THEATER HOF                                                                   170 Jahre (modernstes Stück: Reimann/Traumspiel, 53 Jahre alt)

PFALZTHEATER KAISERSLAUTERN                            137 Jahre (modernstes Stück: Stravinsky/Rake’s Progress, 66 Jahre alt)

BADISCHES STAATSTHEATER KARLSRUHE             199 Jahre (modernstes Stück: Gounod/Romeo und Julia, 150 Jahre alt)

STAATSTHEATER KASSEL                                             171 Jahre (modernstes Stück: Stravinsky/Rake’s Progress, 66 Jahre alt)

THEATER KIEL                                                                  178 Jahre (modernstes Stück: Strauss/Arabella, 85 Jahre alt)

THEATER KOBLENZ                                                         102 Jahre (modernstes Stück: Eötvös/D.gold.Dr., 3 Jahre alt, Wiederaufführung)

BÜHNEN KÖLN                                                                  143 Jahre (modernstes Stück: Oehring/Kunstmuss…UA)                                                                                                                                  THEATER KREF.-MÖNCHENGLADBACH                    133 Jahre (modernstes Stück: Nyman/Der Mann…24 Jahre alt, Wiederaufführung)

LANDESTHEATER NIEDERBAYERN                              173 Jahre (modernstes Stück: Strauss/Rosenkavalier, 106 Jahre alt)

OPER LEIPZIG                                                                    124 Jahre (modernstes Stück: Berg/Lulu, 80 Jahre)

 

(Fortsetzung folgt)

(Moritz Eggert)

5 Antworten

  1. Volker Blumenthaler sagt:

    Lieber Moritz Eggert,
    doch ein paar kleine Korrekturen am Rande:

    Musiktheater i.R.Gelsenkirchen 1986 UA meiner Oper DEINEN KOPF, HOLOFERNES
    Meines Wissens wurden danach auch weitere Opern uraufgeführt.

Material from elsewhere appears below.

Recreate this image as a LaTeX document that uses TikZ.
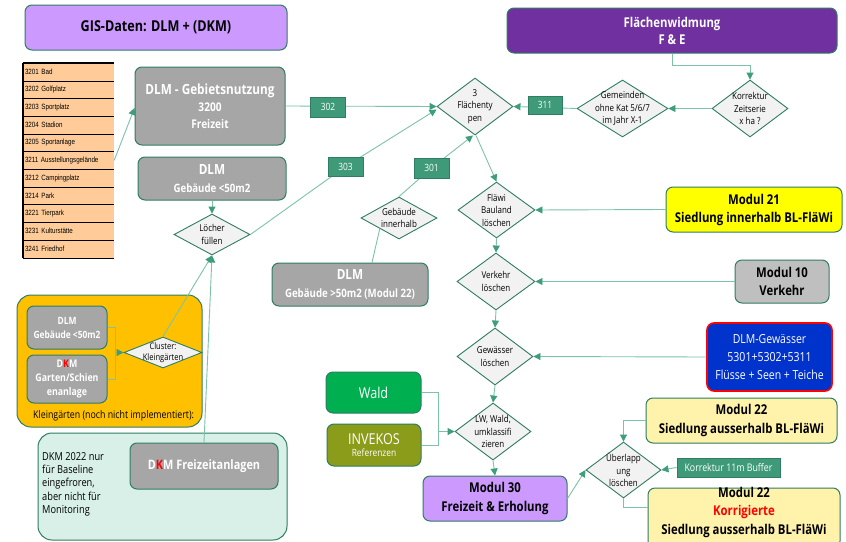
\documentclass[tikz,border=0pt]{standalone}
\usepackage{fontspec}
\setmainfont{Open Sans}[FakeStretch=0.84]
\newfontfamily\narrowfont{Liberation Sans}[FakeStretch=0.82]
\usetikzlibrary{arrows.meta,shapes.geometric}

\definecolor{edgegreen}{HTML}{2F7D62}
\definecolor{linegreen}{HTML}{7CC3A8}
\definecolor{tipgreen}{HTML}{3E9E7C}
\definecolor{tagfill}{HTML}{3E9A78}
\definecolor{boxgray}{HTML}{A6A6A6}
\definecolor{diafill}{HTML}{F2F2F2}
\definecolor{lavender}{HTML}{CC99FF}
\definecolor{widmung}{HTML}{7030A0}
\definecolor{peach}{HTML}{FFCC99}
\definecolor{modyellow}{HTML}{FFFF00}
\definecolor{paleyellow}{HTML}{FFF2AB}
\definecolor{lightgray}{HTML}{BFBFBF}
\definecolor{waterblue}{HTML}{0033CC}
\definecolor{forest}{HTML}{00B050}
\definecolor{olive}{HTML}{8B9B1A}
\definecolor{amber}{HTML}{FFC000}
\definecolor{mint}{HTML}{D8F0E7}
\definecolor{kred}{HTML}{FF0000}

\pgfdeclarelayer{bg}
\pgfdeclarelayer{front}
\pgfsetlayers{bg,main,front}

\newcommand{\fs}[2]{\fontsize{#1}{#2}\selectfont}

\begin{document}
\begin{tikzpicture}[x=1pt,y=-1pt,
  box/.style={rectangle, rounded corners=7pt, draw=edgegreen, line width=1pt,
    align=center, inner sep=0pt},
  graybox/.style={box, fill=boxgray, text=white, font=\bfseries},
  dia/.style={shape=diamond, draw=edgegreen, fill=diafill, line width=0.9pt, inner sep=0pt},
  diatxt/.style={align=center, inner sep=0pt, font=\fs{9.5}{12.5}},
  tag/.style={rectangle, fill=tagfill, draw=edgegreen, line width=0.6pt, text=white,
    inner sep=0pt, font=\fs{10}{12}},
  cell/.style={rectangle, fill=peach, inner xsep=2pt, inner ysep=0pt, minimum height=17.7pt,
    text width=87pt, align=left, font=\narrowfont\fs{7.6}{8}},
  conn/.style={draw=linegreen, line width=0.9pt},
  arr/.style={conn, -{Triangle[width=7pt,length=7pt,color=tipgreen]}},
  note/.style={inner sep=0pt, align=left}]

\useasboundingbox (0,0) rectangle (846,541);

% ---------- page and group panels ----------
\begin{pgfonlayer}{bg}
\fill[white] (0,0) rectangle (846,541);
\node[box, fill=amber, minimum width=185pt, minimum height=132pt, rounded corners=14pt]
  (kggroup) at (109.5,361) {};
\node[box, fill=mint, minimum width=249pt, minimum height=107pt, rounded corners=14pt]
  (dkmgroup) at (162.5,486.5) {};
\end{pgfonlayer}

% ---------- headers ----------
\node[box, fill=lavender, minimum width=262pt, minimum height=45pt, font=\bfseries\fs{15}{18}]
  (gis) at (156,27.5) {GIS-Daten: DLM + (DKM)};
\node[box, fill=widmung, text=white, minimum width=330pt, minimum height=45pt,
  font=\bfseries\fs{13.5}{17}] (widm) at (672,30.5) {Flächenwidmung\\F \& E};

% ---------- Freizeit code table ----------
\foreach \t [count=\i] in {3201 Bad, 3202 Golfplatz, 3203 Sportplatz, 3204 Stadion,
  3205 Sportanlage, 3211 Ausstellungsgelände, 3212 Campingplatz, 3214 Park,
  3221 Tierpark, 3231 Kulturstätte, 3241 Friedhof}
  \node[cell] (row\i) at (68.5,{63+(\i-0.5)*17.7}) {\t};
\foreach \i in {1,...,11}
  \draw[line width=0.8pt] (row\i.south west) -- (row\i.south east);
\draw[line width=2pt] (row1.north west) -- (row1.north east);
\draw[line width=2.6pt] (row1.north west) -- (row11.south west);

% ---------- DLM sources ----------
\node[graybox, minimum width=150pt, minimum height=78pt, font=\bfseries\fs{12}{17}]
  (gebiet) at (210,106)
  {{\fs{14}{17}DLM - Gebietsnutzung}\\3200\\Freizeit};
\node[graybox, minimum width=148pt, minimum height=43pt, font=\bfseries\fs{11.5}{18}]
  (geb50) at (212,178.5) {{\fs{14}{18}DLM}\\Gebäude <50m2};
\node[graybox, minimum width=156pt, minimum height=43pt, font=\bfseries\fs{11.5}{18}]
  (gebgross) at (350,284.5) {{\fs{14}{18}DLM}\\Gebäude >50m2 (Modul 22)};

% ---------- decisions ----------
\node[dia, minimum width=76pt, minimum height=41pt] (loecher) at (212,234.5) {};
\node[diatxt] (loechertxt) at (loecher) {Löcher\\füllen};
\node[dia, minimum width=76pt, minimum height=57pt] (flaechen) at (475,106.5) {};
\node[diatxt] (flaechentxt) at (flaechen) {3\\Flächenty\\pen};
\node[dia, minimum width=76pt, minimum height=42pt] (innerh) at (399,218) {};
\node[diatxt] (innerhtxt) at (innerh) {Gebäude\\innerhalb};
\node[dia, minimum width=76pt, minimum height=57pt] (korrektur) at (750,108.5) {};
\node[diatxt] (korrekturtxt) at (korrektur) {Korrektur\\Zeitserie\\x ha ?};
\node[dia, minimum width=91pt, minimum height=57pt] (gemeinden) at (622.5,108.5) {};
\node[diatxt] (gemeindentxt) at (gemeinden) {Gemeinden\\ohne Kat 5/6/7\\im Jahr X-1};
\node[dia, minimum width=77pt, minimum height=56pt] (flaewi) at (496.5,210) {};
\node[diatxt] (flaewitxt) at (flaewi) {Fläwi\\Bauland\\löschen};
\node[dia, minimum width=78pt, minimum height=57pt] (verkehr) at (496,281.5) {};
\node[diatxt] (verkehrtxt) at (verkehr) {Verkehr\\löschen};
\node[dia, minimum width=76pt, minimum height=57pt] (gewaesser) at (495,356.5) {};
\node[diatxt] (gewaessertxt) at (gewaesser) {Gewässer\\löschen};
\node[dia, minimum width=76pt, minimum height=57pt] (lwwald) at (493,431.5) {};
\node[diatxt] (lwwaldtxt) at (lwwald) {LW, Wald,\\umklassifi\\zieren};
\node[dia, minimum width=75pt, minimum height=56pt] (ueberl) at (623.5,470) {};
\node[diatxt] (ueberltxt) at (ueberl) {Überlapp\\ung\\löschen};

% ---------- modules ----------
\node[box, fill=modyellow, minimum width=176pt, minimum height=45pt,
  font=\bfseries\fs{13.5}{18}] (m21) at (754,209.5) {Modul 21\\Siedlung innerhalb BL-FläWi};
\node[box, fill=lightgray, minimum width=94pt, minimum height=43pt,
  font=\bfseries\fs{13.5}{18}] (m10) at (782,281.5) {Modul 10\\Verkehr};
\node[box, fill=waterblue, draw=kred, line width=1.6pt, text=white, minimum width=125pt,
  minimum height=68pt, font=\fs{12.5}{18}] (water) at (769.5,357)
  {DLM-Gewässer\\5301+5302+5311\\Flüsse + Seen + Teiche};
\node[box, fill=forest, text=white, minimum width=95pt, minimum height=41pt,
  font=\fs{15}{18}] (wald) at (373.5,392.5) {Wald};
\node[box, fill=olive, text=white, minimum width=94pt, minimum height=42pt]
  (invekos) at (374,445) {{\fs{15}{18}INVEKOS}\\{\fs{10}{13}Referenzen}};
\node[box, fill=lavender, minimum width=144pt, minimum height=45pt,
  font=\bfseries\fs{13.5}{19}] (m30) at (495,498.5) {Modul 30\\Freizeit \& Erholung};
\node[box, fill=paleyellow, minimum width=191pt, minimum height=45pt,
  font=\bfseries\fs{13.5}{19}] (m22a) at (741.5,420.5)
  {Modul 22\\Siedlung ausserhalb BL-FläWi};
\node[box, fill=paleyellow, minimum width=192pt, minimum height=60pt] (m22b) at (744,518) {};
\node[inner sep=0pt, align=center, font=\bfseries\fs{13.5}{18.5}] (m22btxt) at (744,512)
  {Modul 22\\\textcolor{kred}{Korrigierte}\\Siedlung ausserhalb BL-FläWi};

% ---------- Kleingärten panel ----------
\node[graybox, minimum width=80pt, minimum height=43pt, font=\bfseries\fs{10}{14}]
  (kgdlm) at (67,327.5) {DLM\\Gebäude <50m2};
\node[graybox, minimum width=80pt, minimum height=48pt, font=\bfseries\fs{10.5}{14}]
  (kgdkm) at (67,379) {D\textcolor{kred}{K}M\\Garten/Schien\\enanlage};
\node[dia, minimum width=78pt, minimum height=31pt] (cluster) at (163,352.5) {};
\node[diatxt, font=\fs{9}{11}] (clustertxt) at (cluster) {Cluster:\\Kleingärten};
\node[note, anchor=base west, font=\fs{10.5}{13}] (kgnote) at (33,418)
  {Kleingärten (noch nicht implementiert):};

% ---------- DKM panel ----------
\node[graybox, minimum width=148pt, minimum height=46pt, font=\bfseries\fs{13}{16}]
  (dkmfrei) at (204,466) {D\textcolor{kred}{K}M Freizeitanlagen};
\node[note, anchor=north west, font=\fs{11}{13.4}] (dkmnote) at (42,452)
  {DKM 2022 nur\\für Baseline\\eingefroren,\\aber nicht für\\Monitoring};

% ---------- numbered flow tags ----------
\begin{pgfonlayer}{front}
\node[tag, minimum width=35pt, minimum height=20pt] (t302) at (328,107) {302};
\node[tag, minimum width=35pt, minimum height=19pt] (t303) at (345.5,166.5) {303};
\node[tag, minimum width=35pt, minimum height=20pt] (t301) at (431.5,168) {301};
\node[tag, minimum width=34pt, minimum height=18pt] (t311) at (545,105) {311};
\node[tag, minimum width=103pt, minimum height=19pt, font=\fs{10.5}{12}] (k11) at (728.5,467.5)
  {Korrektur 11m Buffer};
\end{pgfonlayer}

% ---------- connectors ----------
\draw[arr] (row6.east) -- ([yshift=-2pt]gebiet.west);
\draw[arr] (geb50.south) -- (loecher.north);
\draw[arr] (gebiet.east) -- (flaechen.west);
\draw[arr] (loecher.east) -- (t303.center) -- ([yshift=-3pt]flaechen.west);
\draw[arr] (innerh.north) -- (t301.center) -- ([xshift=-2pt]flaechen.south);
\draw[conn] ([xshift=22pt]gebgross.north) -- (innerh.south west);
\draw[arr] ([xshift=1pt]flaechen.south) -- (flaewi.north);
\draw[arr] (widm.south) -- ++(0,12) -| (korrektur.north);
\draw[arr] (korrektur.west) -- (gemeinden.east);
\draw[arr] (gemeinden.west) -- (flaechen.east);
\draw[arr] (m21.west) -- (flaewi.east);
\draw[arr] (flaewi.south) -- (verkehr.north);
\draw[arr] (m10.west) -- (verkehr.east);
\draw[arr] (verkehr.south) -- (gewaesser.north);
\draw[arr] (water.west) -- (gewaesser.east);
\draw[arr] (gewaesser.south) -- (lwwald.north);
\coordinate (lwjoin) at (438,431.5);
\draw[conn] (wald.east) -| (lwjoin);
\draw[conn] (invekos.east) -| (lwjoin);
\draw[arr] (lwjoin) -- (lwwald.west);
\draw[arr] (lwwald.south) -- (m30.north);
\draw[arr] (m30.east) -- (ueberl.west);
\draw[arr] (m22a.west) -| (ueberl.north);
\draw[arr] (k11.west) -- (ueberl.east);
\draw[conn] (ueberl.south) |- ([yshift=11pt]m22b.west);
\coordinate (kgjoin) at (115,352.5);
\draw[conn] (kgdlm.east) -| (kgjoin);
\draw[conn] (kgdkm.east) -| (kgjoin);
\draw[arr] (kgjoin) -- (cluster.west);
\draw[arr] (cluster.north) -- (loecher.south);
\draw[arr] (dkmfrei.north) -- (loecher.south);
\end{tikzpicture}
\end{document}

    Theater Kiel: Philip Glass „In der Strafkolonie“ EA 2015

    Viele Grüße
    Volker Blumenthaler
    Nürnberg

  2. Volker Blumenthaler sagt:

    Lieber Moritz Eggert,
    …ergänzend zu Theater Kiel: Philip Glass „In der Strafkolonie“ EA 2015
    dort 2002 UA der Kafka-Oper „Der Prozess“ von Alberto Colla

  3. Lieber Volker Blumenthaler, schön, dass Sie hier posten!
    Wie oben steht geht es um die aktuelle Spielzeit 2017/2018, nicht um vergangene Spielzeiten, sonst wären die von Ihnen genannten Opern selbstverständlich berücksichtigt worden.

  4. Tobias Hänschke sagt:

    Erstmal vielen Dank für diese Artikelserie, die Frage nach der Spielplangestaltung treibt mich als Stadttheater-Beschäftigten nun auch schon seit einiger Zeit um. Viel verschmierter Rembrandt, eine obligatorische, publikums- und/oder medienwirksame Uraufführung (Stücke, die zu mindestens 90% nicht nachgespielt werden), nach 10 Jahren werden die bereits gespielten Kamellen wieder aufgewärmt, künstlerisch macht das leider wenig Spaß. Für mich persönlich steht außer Frage, dass die Musik sich, besonders im Bereich der Oper, die leider immer zuallererst entertainment sein soll, stilistisch seit der Nachkriegszeit eher vom Publikum weg entwickelt hat (selbstverständlich mit Ausnahmen!), diese Entwicklung scheint aber erfreulicherweise zur Zeit rückläufig zu sein. Die zeitlose Schönheit eines Mozart oder Rembrandt berührt uns natürlich immer noch, zeitgenössische und „moderne“ Kunst (zumindest die wenigen wirklich gut gelungenen Werke, das war vor zwei- bis dreihundert Jahren nicht anders) ist aber sowohl intellektuell als auch gefühlsmäßig näher an uns dran und kann daher mindestens genauso berühren. Eine größere Gewichtung auf dem Opernrepertoire der letzten 100 bis 120 Jahre (da kann man immer noch viel schöne Sträusse und Puccinis spielen;)) wäre für mich absolut wünschenswert, eine Carmen (so sehr ich das Stück auch liebe!), die an 50 Häusern gleichzeitig gespielt wird und vom Regisseur verunstaltet werden muss, um ihr eine Daseinsberechtigung zu geben, nervt leider nur noch.

  5. @Tobias Hänschke: Vielen Dank für den netten Kommentar – ich stimme Ihnen in jeder Hinsicht zu!